The outer surface of a spacecraft in space has an emissivity of \(0.8\) and a solar absorptivity of \(0.3\). If solar radiation is incident on the spacecraft at a rate of \(950 \mathrm{~W} / \mathrm{m}^{2}\), determine the surface temperature of the spacecraft when the radiation emitted equals the solar energy absorbed.

A series of experiments were conducted by passing \(40^{\circ} \mathrm{C}\) air over a long \(25 \mathrm{~mm}\) diameter cylinder with an embedded electrical heater. The objective of these experiments was to determine the power per unit length required \((\dot{W} / L)\) to maintain the surface temperature of the cylinder at \(300^{\circ} \mathrm{C}\) for different air velocities \((V)\). The results of these experiments are given in the following table: $$ \begin{array}{lccccc} \hline V(\mathrm{~m} / \mathrm{s}) & 1 & 2 & 4 & 8 & 12 \\ \dot{W} / L(\mathrm{~W} / \mathrm{m}) & 450 & 658 & 983 & 1507 & 1963 \\ \hline \end{array} $$ (a) Assuming a uniform temperature over the cylinder, negligible radiation between the cylinder surface and surroundings, and steady state conditions, determine the convection heat transfer coefficient \((h)\) for each velocity \((V)\). Plot the results in terms of \(h\left(\mathrm{~W} / \mathrm{m}^{2} \cdot \mathrm{K}\right)\) vs. \(V(\mathrm{~m} / \mathrm{s})\). Provide a computer generated graph for the display of your results and tabulate the data used for the graph. (b) Assume that the heat transfer coefficient and velocity can be expressed in the form of \(h=C V^{m}\). Determine the values of the constants \(C\) and \(n\) from the results of part (a) by plotting \(h\) vs. \(V\) on log-log coordinates and choosing a \(C\) value that assures a match at \(V=1 \mathrm{~m} / \mathrm{s}\) and then varying \(n\) to get the best fit.
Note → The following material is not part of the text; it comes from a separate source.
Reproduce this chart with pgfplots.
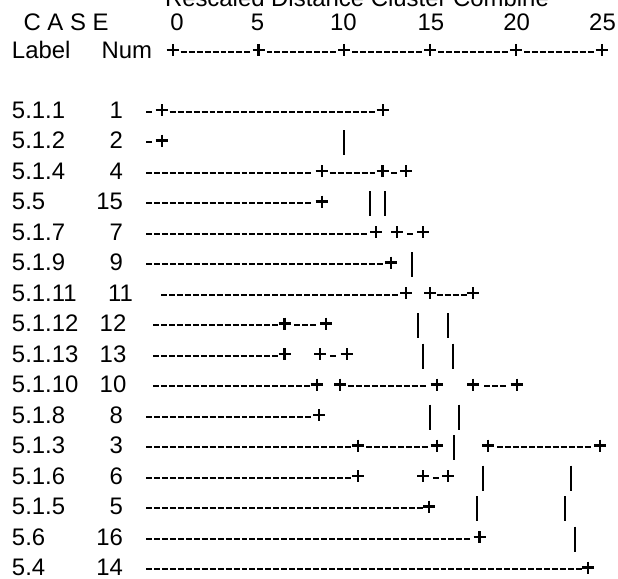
\documentclass[border=0pt]{standalone}
\usepackage{fontspec}
\setmainfont{Liberation Sans}
\usepackage{pgfplots}
\pgfplotsset{compat=1.18}
\usepackage{pgfplotstable}

% dash runs (x y), segments separated by nan rows
\pgfplotstableread{
x y
180.7 51.7
250.34 51.7
nan nan
266.5 51.7
336.14 51.7
nan nan
352.3 51.7
421.94 51.7
nan nan
438.1 51.7
507.74 51.7
nan nan
523.9 51.7
593.54 51.7
nan nan
146 111.7
151.96 111.7
nan nan
169.7 111.7
374.66 111.7
nan nan
146 142.2
151.96 142.2
nan nan
146 172.7
311.16 172.7
nan nan
329.7 172.7
375.46 172.7
nan nan
391.3 172.7
397.26 172.7
nan nan
146 203.2
311.16 203.2
nan nan
146 233.7
366.88 233.7
nan nan
407.3 233.7
413.26 233.7
nan nan
146 264.2
382.8 264.2
nan nan
161 294.7
397.8 294.7
nan nan
436.75 294.7
466.59 294.7
nan nan
153 325.2
278.36 325.2
nan nan
294.3 325.2
316.18 325.2
nan nan
153 355.7
278.36 355.7
nan nan
330.4 355.7
336.36 355.7
nan nan
153 386.2
310.2 386.2
nan nan
348 386.2
425.6 386.2
nan nan
484.06 386.2
505.94 386.2
nan nan
146 416.7
311.16 416.7
nan nan
146 447.2
350.96 447.2
nan nan
366 447.2
427.68 447.2
nan nan
497 447.2
590.52 447.2
nan nan
146 477.7
350.96 477.7
nan nan
432.8 477.7
438.76 477.7
nan nan
146 508.2
422.6 508.2
nan nan
146 538.7
470.36 538.7
nan nan
146 569.2
581.8 569.2
}\dashruns

\pgfplotstableread{
x y
172.7 50
258.5 50
344.3 50
430.1 50
515.9 50
601.7 50
161.7 110
382.7 110
161.7 140.5
321.7 171
382.5 171
406 171
321.7 201.5
376 232
397.3 232
423.3 232
390.8 262.5
406 293
430 293
473.3 293
284.5 323.5
326 323.5
284.5 354
320 354
346.7 354
316.7 384.5
340 384.5
436.7 384.5
473.3 384.5
516.7 384.5
319 415
358 445.5
436.7 445.5
488 445.5
600 445.5
358 476
423.3 476
448.3 476
429 506.5
479.5 537
588.3 567.5
}\plusmarks

\pgfplotstableread{
x y
344.3 142.5
370 203.5
385 203.5
412 264.5
418.3 325.5
447.7 325.5
423.3 356
452.7 356
430 417
459.3 417
454 447.5
482.7 478
570.7 478
476.7 508.5
565 508.5
575 539
}\barmarks

\begin{document}
\begin{tikzpicture}
\tikzset{every node/.style={font=\fontsize{23.9}{28}\selectfont, inner sep=0pt, outer sep=0pt}}
\begin{axis}[hide axis, scale only axis, width=618pt, height=578pt,
  xmin=0, xmax=618, ymin=0, ymax=578, y dir=reverse, clip=false,
  unbounded coords=jump]
\addplot[black, line width=1.9pt, dash pattern=on 5.96pt off 2pt] table[x=x,y=y] {\dashruns};
\addplot[only marks, mark=+, mark size=6pt, mark options={solid, line width=2.15pt, black}] table[x=x,y=y] {\plusmarks};
\addplot[only marks, mark=|, mark size=12.5pt, mark options={solid, line width=1.9pt, black}] table[x=x,y=y] {\barmarks};

% title and header
\node[anchor=base west] at (axis cs:165,7) {Rescaled Distance Cluster Combine};
\node[anchor=base west] at (axis cs:23.6,30.7) {C A S E};
\node[anchor=base] at (axis cs:177,30.7) {0};
\node[anchor=base] at (axis cs:257.5,30.7) {5};
\node[anchor=base] at (axis cs:343.3,30.7) {10};
\node[anchor=base] at (axis cs:430.8,30.7) {15};
\node[anchor=base] at (axis cs:516.7,30.7) {20};
\node[anchor=base] at (axis cs:602.5,30.7) {25};
\node[anchor=base west] at (axis cs:12,58.3) {Label};
\node[anchor=base west] at (axis cs:101.5,58.3) {Num};

% case labels
\node[anchor=base west] at (axis cs:12,118.2) {5.1.1};
\node[anchor=base west] at (axis cs:12,148.7) {5.1.2};
\node[anchor=base west] at (axis cs:12,179.2) {5.1.4};
\node[anchor=base west] at (axis cs:12,209.7) {5.5};
\node[anchor=base west] at (axis cs:12,240.2) {5.1.7};
\node[anchor=base west] at (axis cs:12,270.7) {5.1.9};
\node[anchor=base west] at (axis cs:12,301.2) {5.1.11};
\node[anchor=base west] at (axis cs:12,331.7) {5.1.12};
\node[anchor=base west] at (axis cs:12,362.2) {5.1.13};
\node[anchor=base west] at (axis cs:12,392.7) {5.1.10};
\node[anchor=base west] at (axis cs:12,423.2) {5.1.8};
\node[anchor=base west] at (axis cs:12,453.7) {5.1.3};
\node[anchor=base west] at (axis cs:12,484.2) {5.1.6};
\node[anchor=base west] at (axis cs:12,514.7) {5.1.5};
\node[anchor=base west] at (axis cs:12,545.2) {5.6};
\node[anchor=base west] at (axis cs:12,575.2) {5.4};

% case numbers
\node[anchor=base east] at (axis cs:123,118.2) {1};
\node[anchor=base east] at (axis cs:123,148.7) {2};
\node[anchor=base east] at (axis cs:123,179.2) {4};
\node[anchor=base east] at (axis cs:123,209.7) {15};
\node[anchor=base east] at (axis cs:123,240.2) {7};
\node[anchor=base east] at (axis cs:123,270.7) {9};
\node[anchor=base east] at (axis cs:133,301.2) {11};
\node[anchor=base east] at (axis cs:126.3,331.7) {12};
\node[anchor=base east] at (axis cs:126.3,362.2) {13};
\node[anchor=base east] at (axis cs:126.3,392.7) {10};
\node[anchor=base east] at (axis cs:123,423.2) {8};
\node[anchor=base east] at (axis cs:123,453.7) {3};
\node[anchor=base east] at (axis cs:123,484.2) {6};
\node[anchor=base east] at (axis cs:123,514.7) {5};
\node[anchor=base east] at (axis cs:123,545.2) {16};
\node[anchor=base east] at (axis cs:123,575.2) {14};
\end{axis}
\pgfresetboundingbox
\useasboundingbox (current axis.south west) rectangle (current axis.north east);
\end{tikzpicture}
\end{document}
Hot air at \(80^{\circ} \mathrm{C}\) is blown over a 2-m \(\times 4\) - \(\mathrm{m}\) flat surface at \(30^{\circ} \mathrm{C}\). If the average convection heat transfer coefficient is \(55 \mathrm{~W} / \mathrm{m}^{2} \cdot \mathrm{K}\), determine the rate of heat transfer from the air to the plate, in \(\mathrm{kW}\).

Consider a sealed 20-cm-high electronic box whose base dimensions are \(50 \mathrm{~cm} \times 50 \mathrm{~cm}\) placed in a vacuum chamber. The emissivity of the outer surface of the box is \(0.95\). If the electronic components in the box dissipate a total of \(120 \mathrm{~W}\) of power and the outer surface temperature of the box is not to exceed \(55^{\circ} \mathrm{C}\), determine the temperature at which the surrounding surfaces must be kept if this box is to be cooled by radiation alone. Assume the heat transfer from the bottom surface of the box to the stand to be negligible.

Consider a 20-cm thick granite wall with a thermal conductivity of \(2.79 \mathrm{~W} / \mathrm{m} \cdot \mathrm{K}\). The temperature of the left surface is held constant at \(50^{\circ} \mathrm{C}\), whereas the right face is exposed to a flow of \(22^{\circ} \mathrm{C}\) air with a convection heat transfer coefficient of \(15 \mathrm{~W} / \mathrm{m}^{2} \cdot \mathrm{K}\). Neglecting heat transfer by radiation, find the right wall surface temperature and the heat flux through the wall.